GRAFT wurde beauftragt, den Umbau einer ehemaligen Präsidentenvilla in Wien für einen privaten Kunstsammler zu gestalten. Das Zusammenführen der Kunstsammlung und des Altbaus mit neuen Motiven und Materialien stand hierbei im Vordergrund. Dementsprechend wurden ausgewählte Kunstwerke sowie das vorgefundene Dekor in eine neue formale DNA überführt, welche vorwiegend auf reflektierenden Oberflächenphänomenen aufbaut. Diese bilden ein neues, einzigartiges Raumgefüge, das zwischen Tradition, Kunst und neuer Raumwahrnehmung oszilliert.
Der klassische Grundrisstypus der Villa, der sich durch die getrennten Funktionseinheiten Vestibül, Salon und Loggia auszeichnet, wird in ein Raumkontinuum überführt: es entsteht eine Architekturpromenade – szenografisch verbunden durch die Kunstwerke. Die einzelnen Bereiche können jedoch mithilfe von Schiebewänden auch getrennt bespielt werden. Um eine alte Treppe herum ordnen sich Foyer, Wohnraum und ein Galeriegang an, der primär in Weiß und Sandstein gehalten ist. Die Treppe wurde zur Bibliothek ausgebaut.
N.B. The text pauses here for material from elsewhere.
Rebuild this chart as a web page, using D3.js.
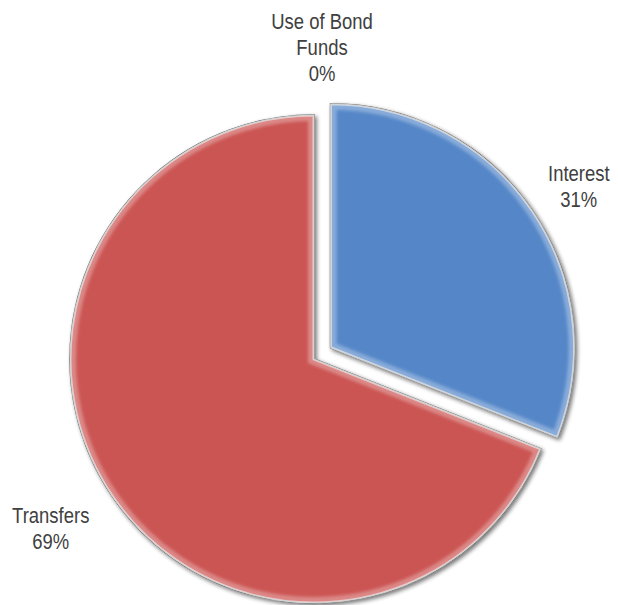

Die Konnotationen aller historischen Motive werden in die neue Raumordnung übersetzt und ordnen sich dem Ausstellungsgedanken unter. Dieser wird allerdings durch neue Maßnahmen herausgefordert: Der Galeriegang ist auf beiden Seiten verspiegelt und mit einer frei bespielbaren Lichtdecke versehen – dadurch multipliziert sich die ausgestellte Kunst ins Vielfache, ins Polychrome.
Das Spiegelmotiv setzt sich auch an anderer Stelle fort: sowohl die Garderobe als auch die Gästetoilette verbergen sich hinter Spiegelflächen. In der Gästetoilette handelt es sich um einen venezianischen Spiegel, der den Blick ins Foyer erlaubt, ohne selbst gesehen zu werden. Auf diese Weise entsteht ein voyeuristischer Effekt mit vertauschter Sehrichtung. Die Verbindung zwischen Wohnraum und ehemaliger Loggia wird ebenfalls durch Spiegel erweitert und leitet so Licht in die Tiefe des Gebäudevolumens.
Die Loggia verfügt über ein Seitenlicht und beherbergt hauptsächlich Skulpturen und dreidimensionale Kunstobjekte. Angeschlossen an diese Kunstpromenade eröffnen sich weitere Räume, darunter das Esszimmer und der Salon. Auch hier setzt sich das Spiel aus hellen Oberflächen, dunklen Holzmöbel und Spiegeln fort. Der Durchgang, der die Räume verbindet, ist auf beiden Seiten mit halbdurchlässigen Spiegeln begrenzt, die jeweils Einblick aber dennoch keinen Durchblick gewähren, solange der Lichtwert der Vitrine heller ist, als der der Zimmer. Gleichsam spiegelt sich das Altsilber so ins Unendliche – Pistoletto lässt grüßen.
Im Salon, in dem die weißen Wände und Böden durch schwarzen Tapetenflies kontrastiert werden, ist der Fernseher in eine mit magic mirrors verspiegelte Bar integriert. Die Orangerie schließlich wird dominiert von einer Küchenskulptur, deren geschwungene Form aus dunklem Wenge-Holz gebaut wurde. Deren Gestaltung setzt sich im Essbereich in Form eines individuell entworfenen Esstischs und Grillkamins fort. Die Kunstobjekte des Bauherrn wurden auch in diesem Bereich in den Entwurf integriert, die Kochkunst und der kulinarische Genuss mit Freunden übernehmen allerdings die Protagonistenrolle.